The Self-Detection Method of the Puppet Attack in Biometric Fingerprinting

Fingerprint authentication has become a staple in securing access to personal devices and sensitive information in our daily lives, with the security level of such systems being paramount. Recent attention has been drawn to the puppet attack, a forced fingerprint unlocking scenario that exploits legitimate user fingerprints for unauthorized access. Traditional authentication methods are constrained by their reliance on additional sensors and are typically limited to static authentication scenarios, lacking versatility in dynamic or mobile contexts. In this study, we employ physical modeling to elucidate puppet attack, unraveling the distinctive stress patterns, and points of application associated with forced interactions. By scrutinizing the physical alterations induced during such attacks, our investigation unveils discernible changes in the texture of fingerprints, specifically reflecting variations linked to different force patterns.
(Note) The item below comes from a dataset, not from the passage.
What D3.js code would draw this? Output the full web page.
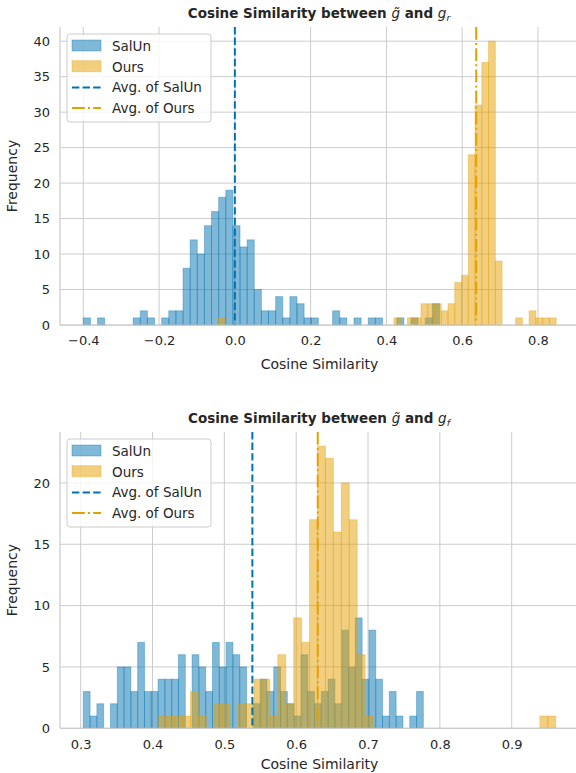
<!DOCTYPE html>
<meta charset="utf-8">
<script src="https://d3js.org/d3.v7.min.js"></script>
<style>
  body { margin: 0; background: #fff; }
  text { font-family: "DejaVu Sans", sans-serif; fill: #262626; }
</style>
<div id="chart"></div>
<script>

// ---- data ----
// histogram counts, 50 equal bins over each series' own range
var topSalunRange = [-0.400, 0.540];
var topSalunCounts = [1,0,1,0,0,0,0,1,2,1, 0,1,2,2,8,12,10,14,16,18, 19,14,11,12,5,2,2,4,1,4, 3,1,1,0,0,2,1,0,1,0, 1,1,0,0,1,0,1,0,1,3];
var topOursRange = [-0.044, 0.848];
var topOursCounts = [1,0,0,0,0,0,0,0,0,0, 0,0,0,0,0,0,0,0,0,0, 0,0,0,0,0,0,1,0,1,1, 3,3,3,2,3,6,7,24,31,37, 40,9,0,0,1,0,2,1,1,1];
var topMeans = [0.000, 0.637];

var botSalunRange = [0.3036, 0.777];
var botSalunCounts = [3,1,2,0,2,5,5,3,7,3, 3,4,4,4,6,0,6,5,3,7, 5,7,6,5,0,2,4,3,5,3, 2,1,6,3,2,3,4,2,8,5, 9,4,8,4,1,3,1,0,1,3];
var botOursRange = [0.4086, 0.9613];
var botOursCounts = [1,1,1,1,3,1,0,2,2,0, 2,2,4,4,1,6,2,9,7,17, 23,22,16,20,17,6,1,0,0,0, 0,0,0,0,0,0,0,0,0,0, 0,0,0,0,0,0,0,0,1,1];
var botMeans = [0.539, 0.630];

var topXTicks = [-0.4, -0.2, 0.0, 0.2, 0.4, 0.6, 0.8];
var topYTicks = [0, 5, 10, 15, 20, 25, 30, 35, 40];
var botXTicks = [0.3, 0.4, 0.5, 0.6, 0.7, 0.8, 0.9];
var botYTicks = [0, 5, 10, 15, 20];

var seriesNames = ["SalUn", "Ours"];
var blue = "#0173b2", orange = "#e69f00";

// ---- drawing ----
var W = 576, H = 773;
var svg = d3.select("#chart").append("svg")
    .attr("width", W).attr("height", H);

function bins(range, counts) {
    var n = counts.length, step = (range[1] - range[0]) / n;
    return counts.map(function(c, i) {
        return {x0: range[0] + i * step, x1: range[0] + (i + 1) * step, n: c};
    });
}

function panel(opt) {
    var g = svg.append("g");
    var x = d3.scaleLinear().domain(opt.xDomain).range([opt.left, opt.right]);
    var y = d3.scaleLinear().domain(opt.yDomain).range([opt.bottom, opt.top]);

    // grid
    g.selectAll(".vg").data(opt.xTicks).enter().append("line")
        .attr("x1", function(d) { return x(d); }).attr("x2", function(d) { return x(d); })
        .attr("y1", opt.top).attr("y2", opt.bottom)
        .attr("stroke", "#cccccc").attr("stroke-width", 1);
    g.selectAll(".hg").data(opt.yTicks).enter().append("line")
        .attr("x1", opt.left).attr("x2", opt.right)
        .attr("y1", function(d) { return y(d); }).attr("y2", function(d) { return y(d); })
        .attr("stroke", "#cccccc").attr("stroke-width", 1);

    // bars
    [[opt.salun, blue], [opt.ours, orange]].forEach(function(s) {
        g.append("g").selectAll("rect").data(s[0].filter(function(b) { return b.n > 0; }))
            .enter().append("rect")
            .attr("x", function(b) { return x(b.x0); })
            .attr("width", function(b) { return x(b.x1) - x(b.x0); })
            .attr("y", function(b) { return y(b.n); })
            .attr("height", function(b) { return y(0) - y(b.n); })
            .attr("fill", s[1]).attr("fill-opacity", 0.5)
            .attr("stroke", s[1]).attr("stroke-opacity", 0.35).attr("stroke-width", 1);
    });

    // mean lines
    g.append("line").attr("x1", x(opt.means[0])).attr("x2", x(opt.means[0]))
        .attr("y1", opt.top).attr("y2", opt.bottom)
        .attr("stroke", blue).attr("stroke-width", 2).attr("stroke-dasharray", "7.4,3.2");
    g.append("line").attr("x1", x(opt.means[1])).attr("x2", x(opt.means[1]))
        .attr("y1", opt.top).attr("y2", opt.bottom)
        .attr("stroke", orange).attr("stroke-width", 2).attr("stroke-dasharray", "12.8,3.2,2,3.2");

    // spines
    g.append("line").attr("x1", opt.left).attr("x2", opt.left).attr("y1", opt.top).attr("y2", opt.bottom)
        .attr("stroke", "#cccccc").attr("stroke-width", 1.25);
    g.append("line").attr("x1", opt.left).attr("x2", opt.right).attr("y1", opt.bottom).attr("y2", opt.bottom)
        .attr("stroke", "#cccccc").attr("stroke-width", 1.25);

    // axes
    var xa = g.append("g").attr("transform", "translate(0," + opt.bottom + ")")
        .call(d3.axisBottom(x).tickValues(opt.xTicks).tickFormat(d3.format(".1f")).tickSize(0).tickPadding(11));
    var ya = g.append("g").attr("transform", "translate(" + opt.left + ",0)")
        .call(d3.axisLeft(y).tickValues(opt.yTicks).tickSize(0).tickPadding(10));
    [xa, ya].forEach(function(a) {
        a.select(".domain").remove();
        a.selectAll("text").attr("font-size", 13).attr("fill", "#262626")
            .attr("font-family", "DejaVu Sans");
    });

    // labels
    g.append("text").attr("x", (opt.left + 579) / 2).attr("y", opt.bottom + opt.xlabOff)
        .attr("text-anchor", "middle").attr("font-size", 14).text("Cosine Similarity");
    g.append("text").attr("transform", "translate(17," + (opt.top + opt.bottom) / 2 + ") rotate(-90)")
        .attr("text-anchor", "middle").attr("font-size", 14).text("Frequency");

    var t = g.append("text").attr("x", 319).attr("y", opt.top - 9)
        .attr("text-anchor", "middle").attr("font-size", 13.5).attr("font-weight", "bold");
    t.append("tspan").text("Cosine Similarity between ");
    t.append("tspan").attr("font-style", "italic").attr("font-weight", "normal").text("g\u0303");
    t.append("tspan").text(" and ");
    t.append("tspan").attr("font-style", "italic").attr("font-weight", "normal").text("g");
    t.append("tspan").attr("font-style", "italic").attr("font-weight", "normal")
        .attr("font-size", 9.5).attr("dy", 3).text(opt.sub);

    // legend
    var lg = g.append("g").attr("transform", "translate(67," + (opt.top + 7) + ")");
    lg.append("rect").attr("width", 144).attr("height", 88).attr("rx", 3)
        .attr("fill", "#fff").attr("fill-opacity", 0.8).attr("stroke", "#cccccc");
    var rows = [
        {label: seriesNames[0], c: blue, kind: "patch"},
        {label: seriesNames[1], c: orange, kind: "patch"},
        {label: "Avg. of " + seriesNames[0], c: blue, kind: "dash"},
        {label: "Avg. of " + seriesNames[1], c: orange, kind: "dashdot"}
    ];
    rows.forEach(function(r, i) {
        var cy = 12 + i * 20.7;
        if (r.kind === "patch") {
            lg.append("rect").attr("x", 5).attr("y", cy - 6).attr("width", 29).attr("height", 11)
                .attr("fill", r.c).attr("fill-opacity", 0.5)
                .attr("stroke", r.c).attr("stroke-opacity", 0.35);
        } else {
            lg.append("line").attr("x1", 5).attr("x2", 34).attr("y1", cy).attr("y2", cy)
                .attr("stroke", r.c).attr("stroke-width", 2)
                .attr("stroke-dasharray", r.kind === "dash" ? "7.4,3.2" : "12.8,3.2,2,3.2");
        }
        lg.append("text").attr("x", 45).attr("y", cy + 5).attr("font-size", 13.5).text(r.label);
    });
}

panel({
    left: 60, right: 579, top: 27, bottom: 325,
    xDomain: [-0.4615, 0.9083], yDomain: [0, 42],
    xTicks: topXTicks, yTicks: topYTicks,
    salun: bins(topSalunRange, topSalunCounts), ours: bins(topOursRange, topOursCounts),
    means: topMeans, sub: "r", xlabOff: 44
});
panel({
    left: 60, right: 579, top: 432, bottom: 728.3,
    xDomain: [0.2712, 0.9937], yDomain: [0, 24.15],
    xTicks: botXTicks, yTicks: botYTicks,
    salun: bins(botSalunRange, botSalunCounts), ours: bins(botOursRange, botOursCounts),
    means: botMeans, sub: "f", xlabOff: 41
});
</script>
Consequently, we introduce a detection system that operates without the need for external sensors, solely utilizing fingerprint images to extract texture features, thereby offering a broadly applicable solution. To address the challenge posed by the absence of puppet attack samples in existing data sets, we constructed a comprehensive database, incorporating a substantial number of puppet attack fingerprints collected from 70 volunteers aged between 20 and 75. This database facilitates a more robust detection of puppet attack. Our system demonstrates accuracy rates of 85.5%, 97.2%, 86.5%, and 78.1% across four distinct scenarios within our puppet attack database.